Ni le désir de changement d’une partie de l’électorat, ni l’inflation importante qui mine la Turquie, ni les restrictions aux libertés et l’hyperprésidentialisation d’un pouvoir qui a envoyé des dizaines de milliers d’opposants derrière les barreaux ou en exil n’ont pesé face au désir de sécurité et de stabilité.

Pas même les conséquences du terrible du séisme de février (au moins 50 000 morts et 3 millions de déplacés) dans 11 provinces du sud du pays, qui ont largement reconduit le chef de l’État.

Habileté

« Erdoğan a joué la carte du nationalisme avec beaucoup d’habileté, l’opposition n’a pas su proposer une alternative susceptible » de convaincre malgré la mauvaise situation économique du pays, a estimé Galip Dalay, chercheur associé au Middle East Council on Global Affairs.

Le parti du président Erdoğan, l’AKP islamo-conservateur sur lequel il a bâti son accession au pouvoir suprême, a perdu des sièges au Parlement, mais conserve sa majorité avec ses alliés.

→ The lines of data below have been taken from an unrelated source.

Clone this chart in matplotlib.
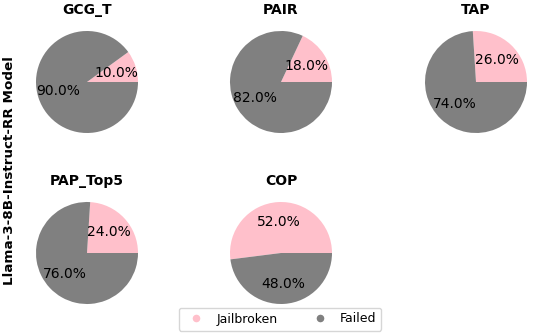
import matplotlib.pyplot as plt
from matplotlib.lines import Line2D

# attack methods and jailbreak rates (%)
methods = ['GCG_T', 'PAIR', 'TAP', 'PAP_Top5', 'COP']
jailbroken = [10.0, 18.0, 26.0, 24.0, 52.0]
failed = [90.0, 82.0, 74.0, 76.0, 48.0]
labels = ['Jailbroken', 'Failed']
colors = ['pink', 'gray']
model_name = 'Llama-3-8B-Instruct-RR Model'

W, H = 555, 336
fig = plt.figure(figsize=(W / 100, H / 100), dpi=100)

r = 51  # pie radius in px
size = 2.5 * r
centers = [(87, 82), (281, 82), (476, 82), (87, 253), (281, 253)]

for (cx, cy), name, jb, fl in zip(centers, methods, jailbroken, failed):
    ax = fig.add_axes([(cx - size / 2) / W, (H - cy - size / 2) / H, size / W, size / H])
    ax.pie([jb, fl], colors=colors, startangle=0, autopct='%1.1f%%',
           textprops={'fontsize': 10, 'color': 'black'})
    ax.set_title(name, fontsize=10, fontweight='bold', pad=3)

fig.text(10 / W, 1 - 171 / H, model_name, rotation=90, fontsize=9.7,
         fontweight='bold', ha='center', va='center')

handles = [Line2D([0], [0], marker='o', color='w', markerfacecolor=c, markersize=6.5)
           for c in colors]
fig.legend(handles, labels, loc='center', bbox_to_anchor=(280 / W, 1 - 319 / H),
           ncol=2, fontsize=9, columnspacing=2.4, handletextpad=0.6)

fig.savefig('out.png', dpi=100)
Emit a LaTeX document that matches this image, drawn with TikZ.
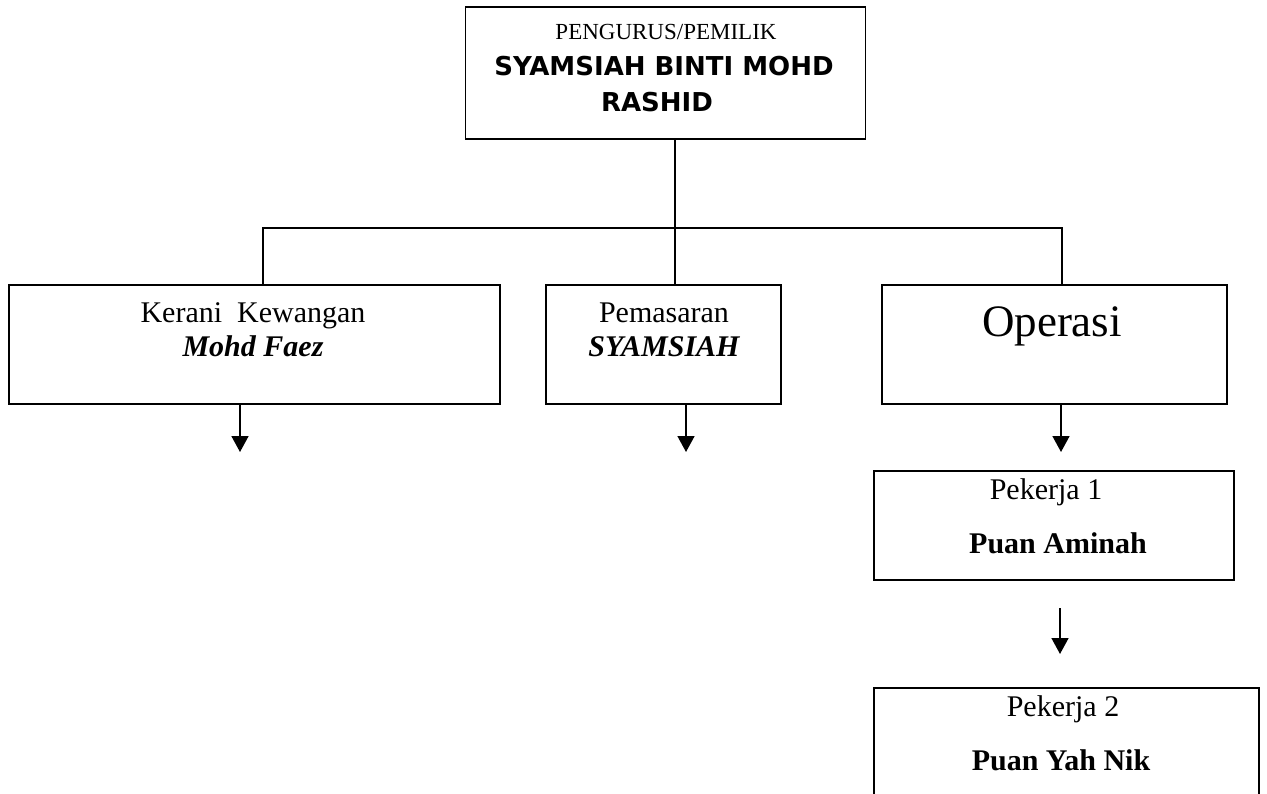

Kemal Kiliçdaroğlu encaisse quant à lui une défaite de plus après avoir promis le « retour du printemps ».

Considéré par beaucoup, y compris au sein de son alliance de l’opposition, comme terne et sans charisme, M. Kiliçadaroğlu n’a pas su profiter de la crise économique pour remporter la victoire.

Visage fatigué, se déplaçant avec lenteur, Recep Tayyip Erdoğan avait voté à la mi-journée dans son quartier d’Usküdar à Istanbul : une foule enjouée l’y attendait, à laquelle les gardes du corps ont distribué des jouets tandis qu’il glissait quelques billets de banque à des enfants.

Presque simultanément, tout sourire malgré les pronostics défavorables, Kemal Kiliçdaroğlu déposait son bulletin à Ankara en incitant ses concitoyens à voter « pour se débarrasser d’un gouvernement autoritaire ».

Le camp Erdoğan n’a eu de cesse de qualifier l’opposition emmenée par Kiliçdaroğlu de « terroriste » en raison du soutien que lui ont apporté les responsables du Parti démocratique des peuples, qui est prokurde.

Les personnes interrogées par l’AFP dans les files d’attente des bureaux de vote ont témoigné de la polarisation du pays après ces semaines de campagne.

Campagne difficile

Kemal Kiliçdaroğlu a été largement privé d’accès aux grands médias et surtout aux chaînes de télévision officielles, qui ont réservé 60 fois plus de temps d’antenne à son rival, selon l’organisation Reporters sans frontières.

Face à son rival discret d’obédience alévie, une branche de l’islam jugée hérétique par les sunnites rigoristes, Recep Tayyip Erdoğan a multiplié les rassemblements, s’appuyant sur les transformations qu’il a su apporter au pays depuis son accession au pouvoir comme premier ministre en 2003.

Sa réélection intervient 10 ans jour pour jour après le début des grandes manifestations de « Gezi » qui s’étaient répandues dans tout le pays et avaient été sévèrement réprimées.